Степенью выше стояли «поездошники», их дело – выхватывать на проездах бульваров, в глухих переулках и на темных вокзальных площадях из верха пролетки саки и чемоданы… За ними «фортачи», ловкие и гибкие ребята, умеющие лазить в форточку, и «ширмачи», бесшумно лазившие по карманам у человека в застегнутом пальто, заторкав и затырив его в толпе. И по всей площади – нищие, нищие… А по ночам из подземелий «Сухого оврага» выползали на фарт «деловые ребята» с фомками и револьверами… Толкались и «портяночники», не брезговавшие сорвать шапку с прохожего или у своего же хитрована-нищего отнять суму с куском хлеба.
Ужасные иногда были ночи на этой площади, где сливались пьяные песни, визг избиваемых «марух» да крики «караул». Но никто не рисковал пойти на помощь: раздетого и разутого голым пустят да еще изобьют за то, чтобы не лез куда не следует.
Полицейская будка ночью была всегда молчалива – будто ее и нет. В ней лет двадцать с лишком губернаторствовал городовой Рудников, о котором уже рассказывалось.
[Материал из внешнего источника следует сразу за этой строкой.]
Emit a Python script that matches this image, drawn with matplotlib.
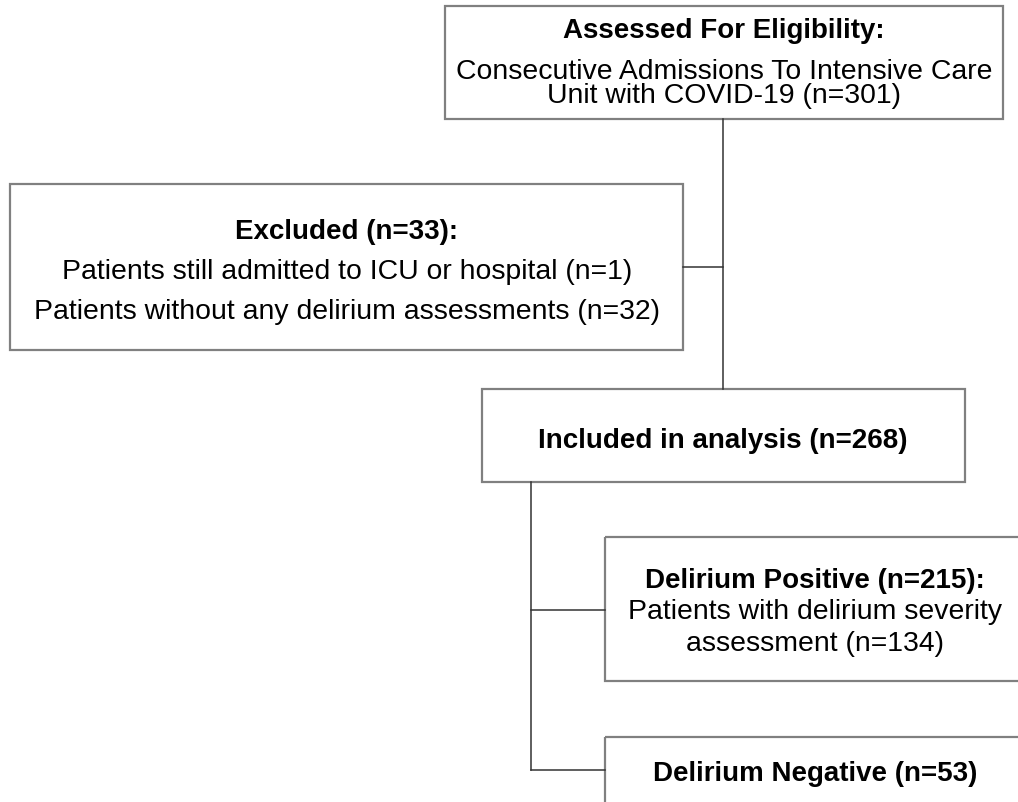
import matplotlib
matplotlib.use("Agg")
import matplotlib.pyplot as plt
from matplotlib.patches import Rectangle

plt.rcParams['font.family'] = ['Liberation Sans', 'DejaVu Sans']

# ---- content ----
box_titles = [
    "Assessed For Eligibility:",
    "Excluded (n=33):",
    "Included in analysis (n=268)",
    "Delirium Positive (n=215):",
    "Delirium Negative (n=53)",
]
box_bodies = [
    ["Consecutive Admissions To Intensive Care", "Unit with COVID-19 (n=301)"],
    ["Patients still admitted to ICU or hospital (n=1)",
     "Patients without any delirium assessments (n=32)"],
    [],
    ["Patients with delirium severity", "assessment (n=134)"],
    [],
]

# ---- layout (pixel coordinates) ----
W, H = 1018, 803
boxes = [  # x0, y0, x1, y1
    (445, 7, 1003, 120),
    (10, 185, 683, 351),
    (482, 390, 965, 483),
    (605, 538, 1030, 682),
    (605, 738, 1030, 860),
]
title_base = [38, 239, 448, 588, 781]
body_base = [[79, 103], [279, 319], [], [619, 651], []]
text_cx = [724, 347, 723, 815, 815]

fig = plt.figure(figsize=(W / 100, H / 100), dpi=100)
ax = fig.add_axes([0, 0, 1, 1])
ax.set_xlim(0, W)
ax.set_ylim(H, 0)
ax.axis('off')

edge = '#808080'
conn = '#333333'
fs_body = 20.4
fs_title = 20.0

for i, (x0, y0, x1, y1) in enumerate(boxes):
    ax.add_patch(Rectangle((x0, y0), x1 - x0, y1 - y0, fill=False,
                           edgecolor=edge, linewidth=1.6, clip_on=True))
    ax.text(text_cx[i], title_base[i], box_titles[i], ha='center',
            va='baseline', fontsize=fs_title, fontweight='bold', color='black')
    for line, yb in zip(box_bodies[i], body_base[i]):
        ax.text(text_cx[i], yb, line, ha='center', va='baseline',
                fontsize=fs_body, color='black')

# connectors
ax.plot([723, 723], [120, 390], color=conn, lw=1.1)
ax.plot([683, 723], [268, 268], color=conn, lw=1.1)
ax.plot([531, 531], [483, 771], color=conn, lw=1.1)
ax.plot([531, 605], [611, 611], color=conn, lw=1.1)
ax.plot([531, 605], [771, 771], color=conn, lw=1.1)

fig.savefig('out.png', dpi=100, facecolor='white')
Рудников ночными бездоходными криками о помощи не интересовался и двери в будке не отпирал.
Раз был такой случай. Запутался по пьяному делу на Хитровке сотрудник «Развлечения» Епифанов, вздумавший изучать трущобы. Его донага раздели на площади. Он – в будку. Стучит, гремит, «караул» кричит. Да так голый домой и вернулся. На другой день, придя в «Развлечение» просить аванс по случаю ограбления, рассказывал финал своего путешествия: огромный будочник, босой и в одном белье, которому он назвался дворянином, выскочил из будки, повернул его к себе спиной и гаркнул: «Всякая сволочь по ночам будет беспокоить!» – и так наподдал ногой – спасибо, что еще босой был, – что Епифанов отлетел далеко в лужу…
Никого и ничего не боялся Рудников. Даже сам Кулаков, со своими миллионами, которого вся полиция боялась, потому что «с Иваном Петровичем генерал-губернатор за ручку здоровался», для Рудникова был ничто. Он прямо являлся к нему на праздник и, получив от него сотенную, гремел:
– Ванька, ты шутишь, что ли? Аль забыл? А?..
Кулаков, принимавший поздравителей в своем доме, в Свиньинском переулке, в мундире с орденами, вспоминал что-то, трепетал и лепетал:
– Ах, извините, дорогой Федот Иваныч.
И давал триста.
Давно нет ни Рудникова, ни его будки.